Dans sa publication, le ministre a été explicite : le Togo souhaite intégrer l’AES afin de renforcer la coopération régionale et d’offrir un accès à la mer aux pays membres. Cette démarche marquerait un tournant majeur dans la politique africaine du pays, articulée autour de trois priorités stratégiques notamment , l’accès maritime via le port de Lomé, plaque tournante incontournable pour les États enclavés de l’AES ; une unité politique renforcée face aux défis sécuritaires et géopolitiques ;la souveraineté africaine comme pilier commun, en marge des influences extérieures.
Cette volonté d’adhésion dépasse alors selon les explications du chef de la diplomatie togolaise, le cadre purement économique. Depuis le coup d’État au Niger, le Togo s’est imposé comme un partenaire clé de l’Alliance des Etats du Sahel (AES), alliant neutralité diplomatique et pragmatisme commercial. Grâce à son port en eau profonde, véritable poumon logistique pour le Burkina Faso, le Mali et le Niger , le pays capte déjà d’importants flux commerciaux (ciment, hydrocarbures, denrées alimentaires). En rejoignant l’AES, le Togo pourrait consolider son rôle de corridor vital, tout en négociant des accords préférentiels pour ses exportations. Il pourrait également bénéficier des ressources sahéliennes (or, bétail, coton) pour son industrie locale. Enfin le Togo devrait peser dans l’architecture sécuritaire régionale, via des coopérations militaires ou anti-terroristes.
Cette alliance, si elle se concrétise, ferait du Togo un pont entre l’Afrique côtière et le Sahel, tout en réaffirmant une autonomie collective face aux blocs traditionnels.
AES-Ghana : une concurrence inquiétante pour le Togo ?
Pour certains observateurs, la volonté du Togo de rejoindre l’AES pourrait se baser sur le fait que ce dernier chercherait à devancer son voisin, le Ghana, qui pourrait prendre une place stratégique en proposant son port comme alternative aux pays sahéliens. Le Ghana s’est en effet rapproché de l’AES depuis la réélection du président John Dramani Mahama. Ce dernier a exprimé sa volonté de renforcer la coopération avec le Mali, le Burkina Faso et le Niger, tout en réparant les relations dégradées sous le mandat de son prédécesseur, Nana Akufo-Ado. John Mahama a d’ailleurs effectué une tournée dans ces pays pour promouvoir sa vision.
Cette nouvelle posture du Ghana pourrait, selon certains experts, représenter une mauvaise affaire pour le Togo, jusqu’alors partenaire privilégié de ces trois États sur le plan économique.

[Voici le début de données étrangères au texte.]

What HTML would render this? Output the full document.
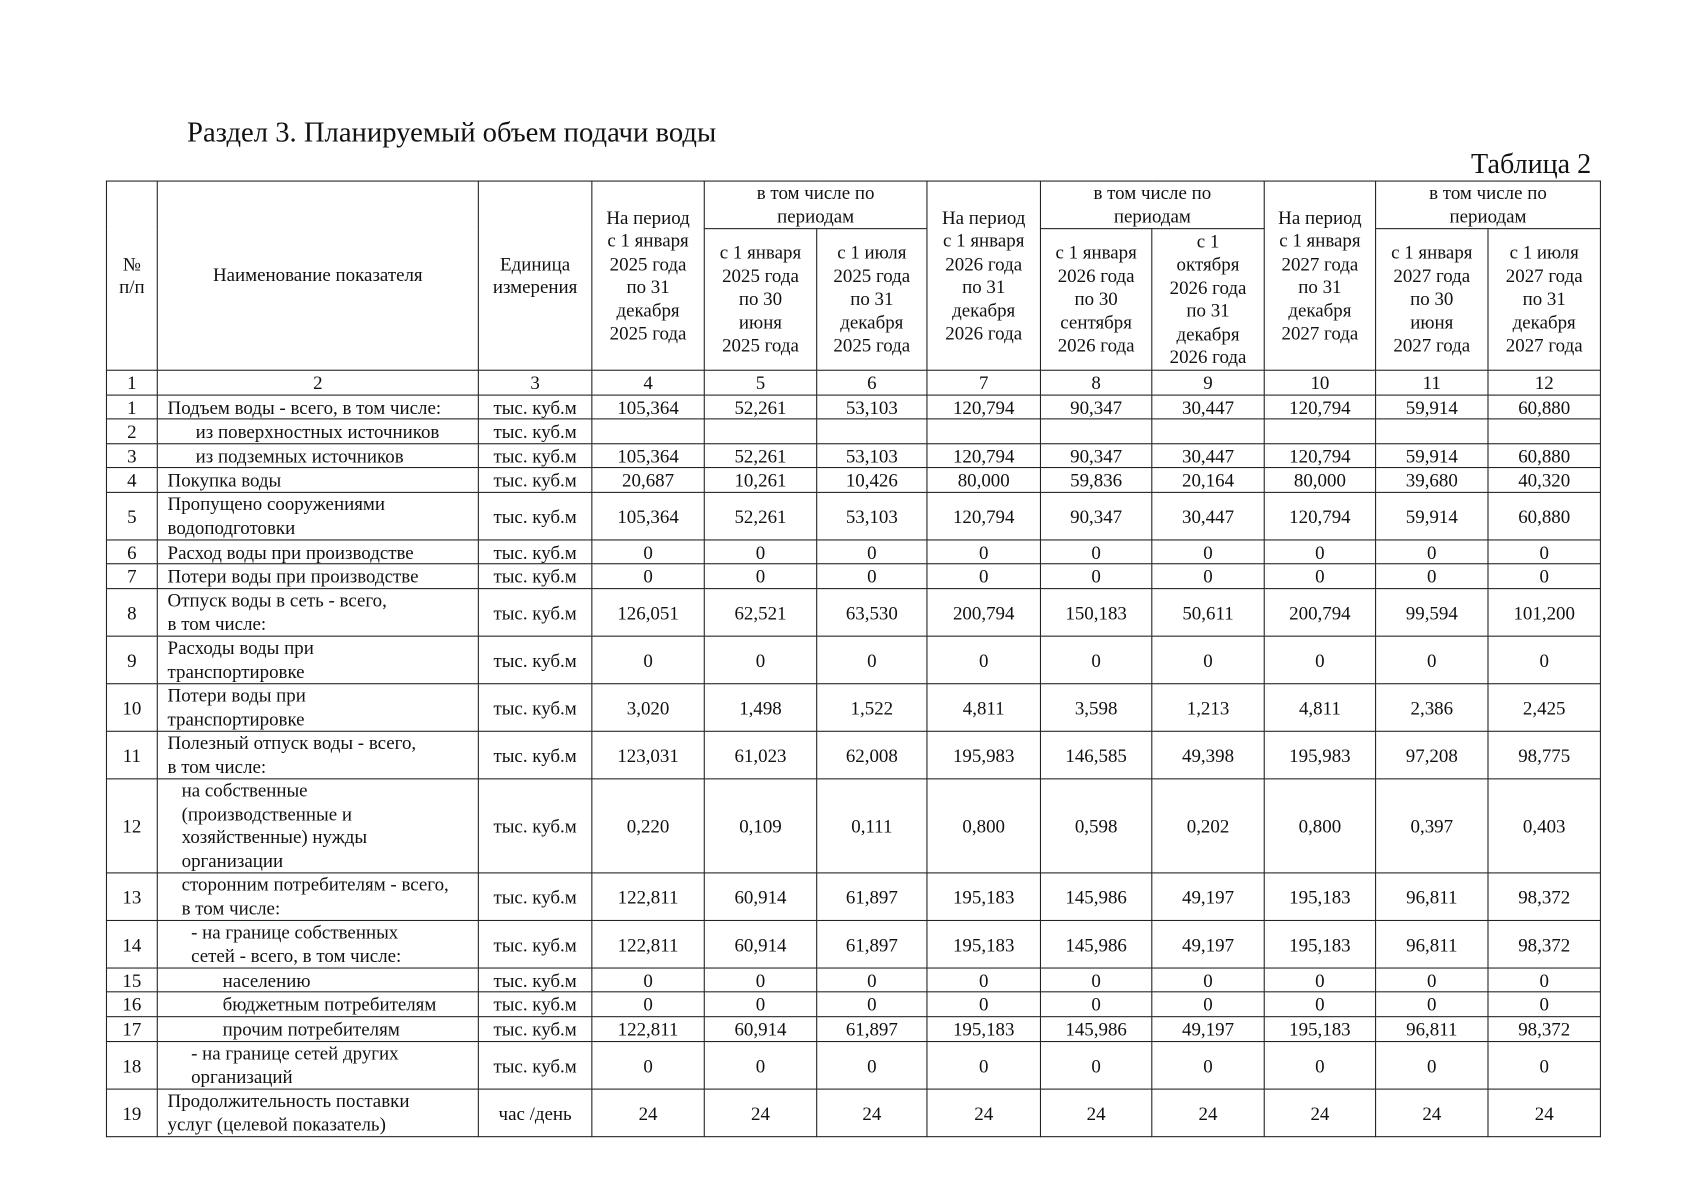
<!DOCTYPE html>
<html><head><meta charset="utf-8">
<style>
html,body{margin:0;padding:0;background:#fff;}
body{width:1697px;height:1200px;overflow:hidden;position:relative;}
#w{position:absolute;left:0;top:0;width:1570px;height:1110px;transform:scale(1.081);transform-origin:0 0;font-family:"Liberation Serif","Noto Serif CJK SC",serif;color:#111;}
.title{position:absolute;left:173px;top:107px;font-size:26.5px;}
.tab{position:absolute;right:98px;top:137px;font-size:26px;}
table{position:absolute;left:98px;top:167px;border-collapse:collapse;table-layout:fixed;font-size:17.5px;line-height:18px;}
td{border:1.7px solid #222;text-align:center;vertical-align:middle;padding:0;overflow:hidden;white-space:nowrap;}
tr.h td, td.n{line-height:21.5px;}
tr.s td.n{line-height:18px;}
td.n{text-align:left;padding-left:9px;}
.i1{padding-left:35px!important;}
.i2{padding-left:60px!important;}
.i3{padding-left:22px!important;}
</style></head><body><div id="w">
<div class="title">Раздел 3. Планируемый объем подачи воды</div>
<div class="tab">Таблица 2</div>
<table>
<colgroup><col style="width:47px"><col style="width:297px"><col style="width:105px"><col style="width:104px"><col style="width:104px"><col style="width:102px"><col style="width:105px"><col style="width:103px"><col style="width:104px"><col style="width:103px"><col style="width:104px"><col style="width:104px"></colgroup>
<tr class="h" style="height:44px"><td rowspan="2">№<br>п/п</td><td rowspan="2">Наименование показателя</td><td rowspan="2">Единица<br>измерения</td><td rowspan="2">На период<br>с 1 января<br>2025 года<br>по 31<br>декабря<br>2025 года</td><td colspan="2">в том числе по<br>периодам</td><td rowspan="2">На период<br>с 1 января<br>2026 года<br>по 31<br>декабря<br>2026 года</td><td colspan="2">в том числе по<br>периодам</td><td rowspan="2">На период<br>с 1 января<br>2027 года<br>по 31<br>декабря<br>2027 года</td><td colspan="2">в том числе по<br>периодам</td></tr>
<tr class="h" style="height:131px"><td>с 1 января<br>2025 года<br>по 30<br>июня<br>2025 года</td><td>с 1 июля<br>2025 года<br>по 31<br>декабря<br>2025 года</td><td>с 1 января<br>2026 года<br>по 30<br>сентября<br>2026 года</td><td>с 1<br>октября<br>2026 года<br>по 31<br>декабря<br>2026 года</td><td>с 1 января<br>2027 года<br>по 30<br>июня<br>2027 года</td><td>с 1 июля<br>2027 года<br>по 31<br>декабря<br>2027 года</td></tr>
<tr style="height:23px"><td>1</td><td>2</td><td>3</td><td>4</td><td>5</td><td>6</td><td>7</td><td>8</td><td>9</td><td>10</td><td>11</td><td>12</td></tr>
<tr class="s" style="height:22px"><td>1</td><td class="n">Подъем воды - всего, в том числе:</td><td>тыс. куб.м</td><td>105,364</td><td>52,261</td><td>53,103</td><td>120,794</td><td>90,347</td><td>30,447</td><td>120,794</td><td>59,914</td><td>60,880</td></tr>
<tr class="s" style="height:23px"><td>2</td><td class="n i1">из поверхностных источников</td><td>тыс. куб.м</td><td></td><td></td><td></td><td></td><td></td><td></td><td></td><td></td><td></td></tr>
<tr class="s" style="height:22px"><td>3</td><td class="n i1">из подземных источников</td><td>тыс. куб.м</td><td>105,364</td><td>52,261</td><td>53,103</td><td>120,794</td><td>90,347</td><td>30,447</td><td>120,794</td><td>59,914</td><td>60,880</td></tr>
<tr class="s" style="height:23px"><td>4</td><td class="n">Покупка воды</td><td>тыс. куб.м</td><td>20,687</td><td>10,261</td><td>10,426</td><td>80,000</td><td>59,836</td><td>20,164</td><td>80,000</td><td>39,680</td><td>40,320</td></tr>
<tr style="height:44px"><td>5</td><td class="n">Пропущено сооружениями<br>водоподготовки</td><td>тыс. куб.м</td><td>105,364</td><td>52,261</td><td>53,103</td><td>120,794</td><td>90,347</td><td>30,447</td><td>120,794</td><td>59,914</td><td>60,880</td></tr>
<tr class="s" style="height:22px"><td>6</td><td class="n">Расход воды при производстве</td><td>тыс. куб.м</td><td>0</td><td>0</td><td>0</td><td>0</td><td>0</td><td>0</td><td>0</td><td>0</td><td>0</td></tr>
<tr class="s" style="height:23px"><td>7</td><td class="n">Потери воды при производстве</td><td>тыс. куб.м</td><td>0</td><td>0</td><td>0</td><td>0</td><td>0</td><td>0</td><td>0</td><td>0</td><td>0</td></tr>
<tr style="height:44px"><td>8</td><td class="n">Отпуск воды в сеть - всего,<br>в том числе:</td><td>тыс. куб.м</td><td>126,051</td><td>62,521</td><td>63,530</td><td>200,794</td><td>150,183</td><td>50,611</td><td>200,794</td><td>99,594</td><td>101,200</td></tr>
<tr style="height:43px"><td>9</td><td class="n">Расходы воды при<br>транспортировке</td><td>тыс. куб.м</td><td>0</td><td>0</td><td>0</td><td>0</td><td>0</td><td>0</td><td>0</td><td>0</td><td>0</td></tr>
<tr style="height:44px"><td>10</td><td class="n">Потери воды при<br>транспортировке</td><td>тыс. куб.м</td><td>3,020</td><td>1,498</td><td>1,522</td><td>4,811</td><td>3,598</td><td>1,213</td><td>4,811</td><td>2,386</td><td>2,425</td></tr>
<tr style="height:44px"><td>11</td><td class="n">Полезный отпуск воды - всего,<br>в том числе:</td><td>тыс. куб.м</td><td>123,031</td><td>61,023</td><td>62,008</td><td>195,983</td><td>146,585</td><td>49,398</td><td>195,983</td><td>97,208</td><td>98,775</td></tr>
<tr style="height:87px"><td>12</td><td class="n i3">на собственные<br>(производственные и<br>хозяйственные) нужды<br>организации</td><td>тыс. куб.м</td><td>0,220</td><td>0,109</td><td>0,111</td><td>0,800</td><td>0,598</td><td>0,202</td><td>0,800</td><td>0,397</td><td>0,403</td></tr>
<tr style="height:44px"><td>13</td><td class="n i3">сторонним потребителям - всего,<br>в том числе:</td><td>тыс. куб.м</td><td>122,811</td><td>60,914</td><td>61,897</td><td>195,183</td><td>145,986</td><td>49,197</td><td>195,183</td><td>96,811</td><td>98,372</td></tr>
<tr style="height:43px"><td>14</td><td class="n i3">&nbsp;&nbsp;- на границе собственных<br>&nbsp;&nbsp;сетей - всего, в том числе:</td><td>тыс. куб.м</td><td>122,811</td><td>60,914</td><td>61,897</td><td>195,183</td><td>145,986</td><td>49,197</td><td>195,183</td><td>96,811</td><td>98,372</td></tr>
<tr class="s" style="height:22px"><td>15</td><td class="n i2">населению</td><td>тыс. куб.м</td><td>0</td><td>0</td><td>0</td><td>0</td><td>0</td><td>0</td><td>0</td><td>0</td><td>0</td></tr>
<tr class="s" style="height:23px"><td>16</td><td class="n i2">бюджетным потребителям</td><td>тыс. куб.м</td><td>0</td><td>0</td><td>0</td><td>0</td><td>0</td><td>0</td><td>0</td><td>0</td><td>0</td></tr>
<tr class="s" style="height:23px"><td>17</td><td class="n i2">прочим потребителям</td><td>тыс. куб.м</td><td>122,811</td><td>60,914</td><td>61,897</td><td>195,183</td><td>145,986</td><td>49,197</td><td>195,183</td><td>96,811</td><td>98,372</td></tr>
<tr style="height:44px"><td>18</td><td class="n i3">&nbsp;&nbsp;- на границе сетей других<br>&nbsp;&nbsp;организаций</td><td>тыс. куб.м</td><td>0</td><td>0</td><td>0</td><td>0</td><td>0</td><td>0</td><td>0</td><td>0</td><td>0</td></tr>
<tr style="height:43px"><td>19</td><td class="n">Продолжительность поставки<br>услуг (целевой показатель)</td><td>час /день</td><td>24</td><td>24</td><td>24</td><td>24</td><td>24</td><td>24</td><td>24</td><td>24</td><td>24</td></tr>
</table>
</div></body></html>
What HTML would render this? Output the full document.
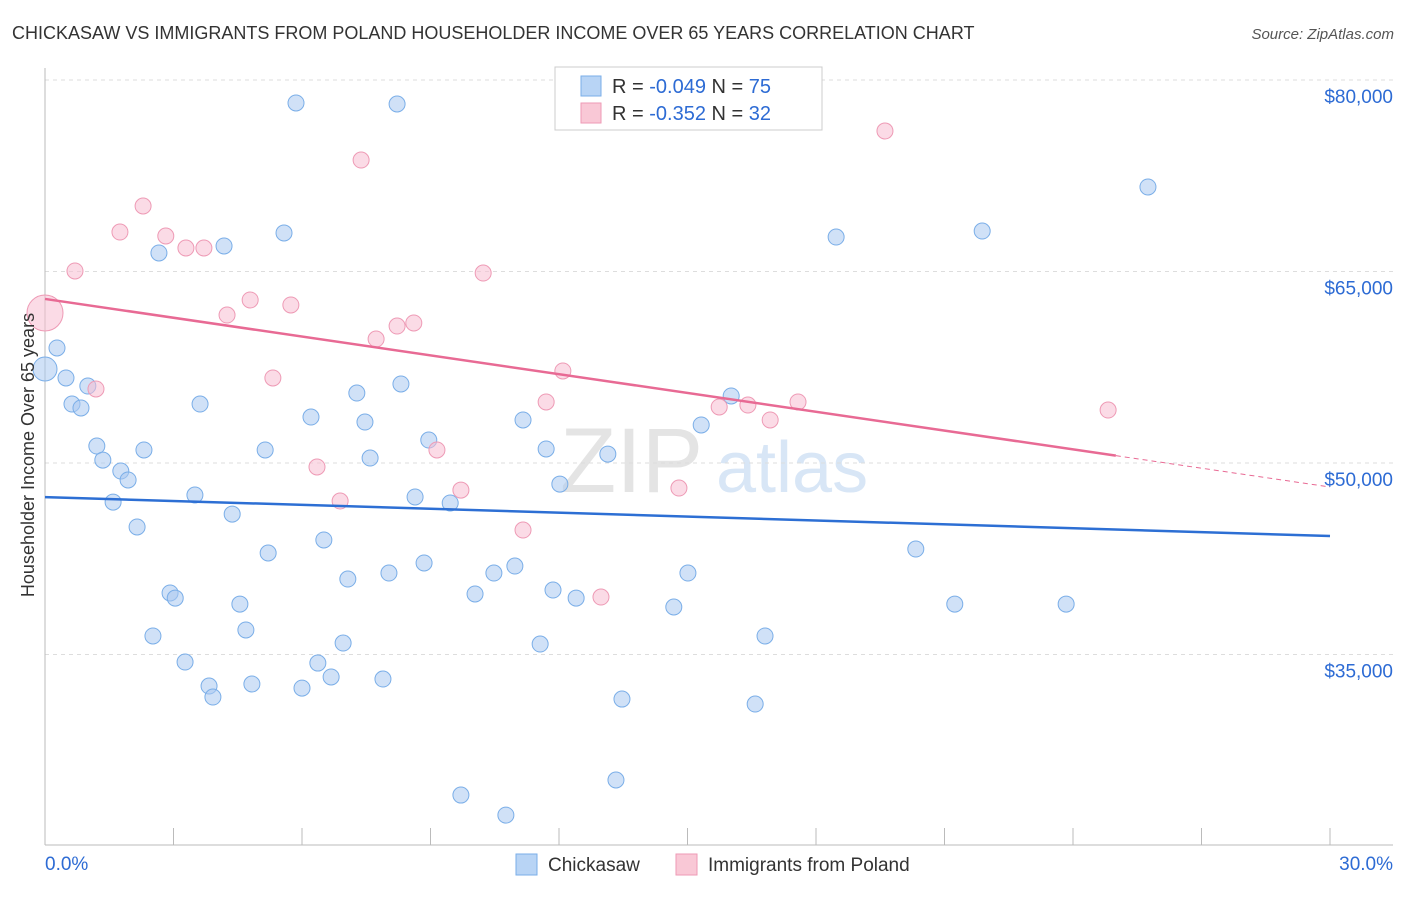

Pour le pasteur Edoh Komi, président du mouvement Martin Luther King et Premier adjoint au maire du Golfe 2 à Lomé, « si le Ghana se repositionne, le Togo perdra, car les pays de l’AES ne se tourneront plus exclusivement vers le port de Lomé, mais aussi vers celui d’Accra ». Il souligne que le Togo doit désormais mener une diplomatie économique proactive pour préserver ses avantages commerciaux.
Réactions des Togolais : entre soutien, scepticisme et indifférence
Si une partie de la population togolaise soutient cette initiative, d’autres se montrent dubitatifs, voire indifférents, considérant que cette question n’est pas la priorité du moment.« Il faut être prudent. Nous ne devons pas adhérer à l’AES simplement pour y être. Qu’en attendons-nous concrètement ? Nous avons déjà eu une expérience avec la CEDEAO… L’AES peut être une bonne chose, mais il faut savoir dans quoi nous nous engageons. »
« Ce n’est pas l’adhésion à l’AES qui résoudra nos problèmes. Ce que l’AES propose nous intéresse, mais nos dirigeants en font-ils autant ? La jeunesse souffre. Il faut d’abord nous satisfaire avant d’ajouter d’autres engagements. », ont confié des citoyens togolais au micro de TOUT TV AFRICA.
La publication du ministre Dussey sur une éventuelle adhésion du Togo à l’AES a finalement été retirée de ses comptes sur les réseaux sociaux. Cette démarche est interprétée par de nombreux analystes comme le signe d’une hésitation, notamment en raison de la présence du Togo au sein de la CEDEAO. Pour ces experts, si le gouvernement togolais souhaitait réellement rejoindre l’AES, l’annonce aurait dû passer par des canaux officiels. Le retrait des publications aurait pour but , selon eux , d’éviter toute confusion, dans l’attente d’une position claire.
À noter que les pays membres de l’AES, pour leur part, restent silencieux sur cette éventuelle adhésion. Ils réaffirment régulièrement leur ouverture à des partenariats gagnant-gagnant avec les pays amis, sans plus de précisions.